*DESCRIPTION OF THE TASK*: Pictures within the data are to be left out; everything else must be reproduced exactly.

# # # # #

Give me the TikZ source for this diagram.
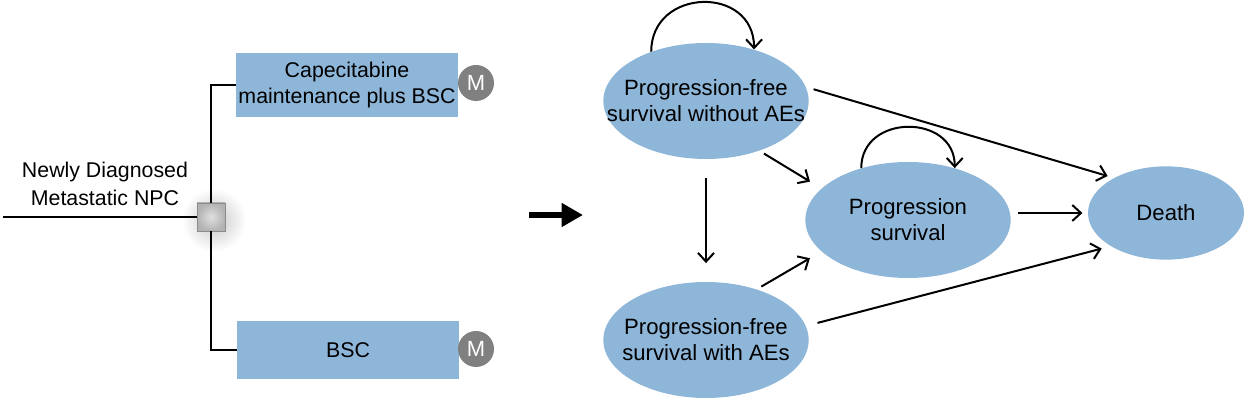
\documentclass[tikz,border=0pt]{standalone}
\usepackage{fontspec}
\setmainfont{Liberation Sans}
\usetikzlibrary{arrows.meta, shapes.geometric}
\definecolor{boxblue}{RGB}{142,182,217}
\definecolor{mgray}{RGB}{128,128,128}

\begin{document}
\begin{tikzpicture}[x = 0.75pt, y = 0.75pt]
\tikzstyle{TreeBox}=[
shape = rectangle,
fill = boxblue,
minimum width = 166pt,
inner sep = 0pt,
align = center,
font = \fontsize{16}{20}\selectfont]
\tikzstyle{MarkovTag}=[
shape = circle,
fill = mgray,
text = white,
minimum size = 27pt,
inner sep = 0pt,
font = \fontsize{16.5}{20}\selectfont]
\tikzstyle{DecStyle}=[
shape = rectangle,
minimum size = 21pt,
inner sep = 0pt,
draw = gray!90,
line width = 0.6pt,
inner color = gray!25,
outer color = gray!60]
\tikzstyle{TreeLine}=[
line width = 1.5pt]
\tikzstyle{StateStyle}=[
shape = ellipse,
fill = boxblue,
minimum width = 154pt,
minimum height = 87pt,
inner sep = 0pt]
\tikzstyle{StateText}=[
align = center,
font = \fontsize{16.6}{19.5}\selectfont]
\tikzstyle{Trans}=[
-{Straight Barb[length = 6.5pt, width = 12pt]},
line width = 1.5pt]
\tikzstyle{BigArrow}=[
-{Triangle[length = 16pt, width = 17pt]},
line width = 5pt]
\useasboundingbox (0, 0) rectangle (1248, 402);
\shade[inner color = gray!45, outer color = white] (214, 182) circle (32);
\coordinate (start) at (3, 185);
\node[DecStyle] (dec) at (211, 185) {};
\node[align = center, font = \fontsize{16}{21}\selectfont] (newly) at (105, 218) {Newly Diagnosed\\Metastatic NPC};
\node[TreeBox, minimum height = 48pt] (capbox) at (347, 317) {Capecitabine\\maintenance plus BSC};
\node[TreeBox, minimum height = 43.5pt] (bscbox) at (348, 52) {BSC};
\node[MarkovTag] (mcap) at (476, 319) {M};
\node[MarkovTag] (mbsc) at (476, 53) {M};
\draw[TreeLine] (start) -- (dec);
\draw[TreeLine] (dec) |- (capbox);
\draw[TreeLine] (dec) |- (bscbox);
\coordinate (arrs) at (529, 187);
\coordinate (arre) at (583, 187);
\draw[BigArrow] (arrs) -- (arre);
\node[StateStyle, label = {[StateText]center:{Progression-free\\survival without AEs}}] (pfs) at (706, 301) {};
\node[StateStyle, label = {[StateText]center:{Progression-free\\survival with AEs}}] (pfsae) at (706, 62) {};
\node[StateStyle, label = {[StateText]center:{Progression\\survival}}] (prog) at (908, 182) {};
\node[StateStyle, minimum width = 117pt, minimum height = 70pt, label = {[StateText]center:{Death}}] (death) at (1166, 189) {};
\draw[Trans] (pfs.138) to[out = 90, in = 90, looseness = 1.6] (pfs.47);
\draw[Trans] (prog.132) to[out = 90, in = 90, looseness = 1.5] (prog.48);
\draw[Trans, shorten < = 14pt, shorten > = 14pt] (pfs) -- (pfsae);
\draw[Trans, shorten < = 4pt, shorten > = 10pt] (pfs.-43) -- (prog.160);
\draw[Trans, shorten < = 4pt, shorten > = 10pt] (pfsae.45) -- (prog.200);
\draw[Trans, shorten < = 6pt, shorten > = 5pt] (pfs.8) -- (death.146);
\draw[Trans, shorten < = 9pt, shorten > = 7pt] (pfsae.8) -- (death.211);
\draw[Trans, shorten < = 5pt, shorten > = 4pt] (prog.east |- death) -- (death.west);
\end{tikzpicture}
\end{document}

# # # # #

*RESULT OF THE TASK*:
Give me the TikZ source for this diagram.
\documentclass[tikz,border=0pt]{standalone}
\usepackage{fontspec}
\setmainfont{Liberation Sans}
\usetikzlibrary{arrows.meta, shapes.geometric}
\definecolor{boxblue}{RGB}{142,182,217}
\definecolor{mgray}{RGB}{128,128,128}

\begin{document}
\begin{tikzpicture}[x = 0.75pt, y = 0.75pt]
\tikzstyle{TreeBox}=[
shape = rectangle,
fill = boxblue,
minimum width = 166pt,
inner sep = 0pt,
align = center,
font = \fontsize{16}{20}\selectfont]
\tikzstyle{MarkovTag}=[
shape = circle,
fill = mgray,
text = white,
minimum size = 27pt,
inner sep = 0pt,
font = \fontsize{16.5}{20}\selectfont]
\tikzstyle{DecStyle}=[
shape = rectangle,
minimum size = 21pt,
inner sep = 0pt,
draw = gray!90,
line width = 0.6pt,
inner color = gray!25,
outer color = gray!60]
\tikzstyle{TreeLine}=[
line width = 1.5pt]
\tikzstyle{StateStyle}=[
shape = ellipse,
fill = boxblue,
minimum width = 154pt,
minimum height = 87pt,
inner sep = 0pt]
\tikzstyle{StateText}=[
align = center,
font = \fontsize{16.6}{19.5}\selectfont]
\tikzstyle{Trans}=[
-{Straight Barb[length = 6.5pt, width = 12pt]},
line width = 1.5pt]
\tikzstyle{BigArrow}=[
-{Triangle[length = 16pt, width = 17pt]},
line width = 5pt]
\useasboundingbox (0, 0) rectangle (1248, 402);
\shade[inner color = gray!45, outer color = white] (214, 182) circle (32);
\coordinate (start) at (3, 185);
\node[DecStyle] (dec) at (211, 185) {};
\node[align = center, font = \fontsize{16}{21}\selectfont] (newly) at (105, 218) {Newly Diagnosed\\Metastatic NPC};
\node[TreeBox, minimum height = 48pt] (capbox) at (347, 317) {Capecitabine\\maintenance plus BSC};
\node[TreeBox, minimum height = 43.5pt] (bscbox) at (348, 52) {BSC};
\node[MarkovTag] (mcap) at (476, 319) {M};
\node[MarkovTag] (mbsc) at (476, 53) {M};
\draw[TreeLine] (start) -- (dec);
\draw[TreeLine] (dec) |- (capbox);
\draw[TreeLine] (dec) |- (bscbox);
\coordinate (arrs) at (529, 187);
\coordinate (arre) at (583, 187);
\draw[BigArrow] (arrs) -- (arre);
\node[StateStyle, label = {[StateText]center:{Progression-free\\survival without AEs}}] (pfs) at (706, 301) {};
\node[StateStyle, label = {[StateText]center:{Progression-free\\survival with AEs}}] (pfsae) at (706, 62) {};
\node[StateStyle, label = {[StateText]center:{Progression\\survival}}] (prog) at (908, 182) {};
\node[StateStyle, minimum width = 117pt, minimum height = 70pt, label = {[StateText]center:{Death}}] (death) at (1166, 189) {};
\draw[Trans] (pfs.138) to[out = 90, in = 90, looseness = 1.6] (pfs.47);
\draw[Trans] (prog.132) to[out = 90, in = 90, looseness = 1.5] (prog.48);
\draw[Trans, shorten < = 14pt, shorten > = 14pt] (pfs) -- (pfsae);
\draw[Trans, shorten < = 4pt, shorten > = 10pt] (pfs.-43) -- (prog.160);
\draw[Trans, shorten < = 4pt, shorten > = 10pt] (pfsae.45) -- (prog.200);
\draw[Trans, shorten < = 6pt, shorten > = 5pt] (pfs.8) -- (death.146);
\draw[Trans, shorten < = 9pt, shorten > = 7pt] (pfsae.8) -- (death.211);
\draw[Trans, shorten < = 5pt, shorten > = 4pt] (prog.east |- death) -- (death.west);
\end{tikzpicture}
\end{document}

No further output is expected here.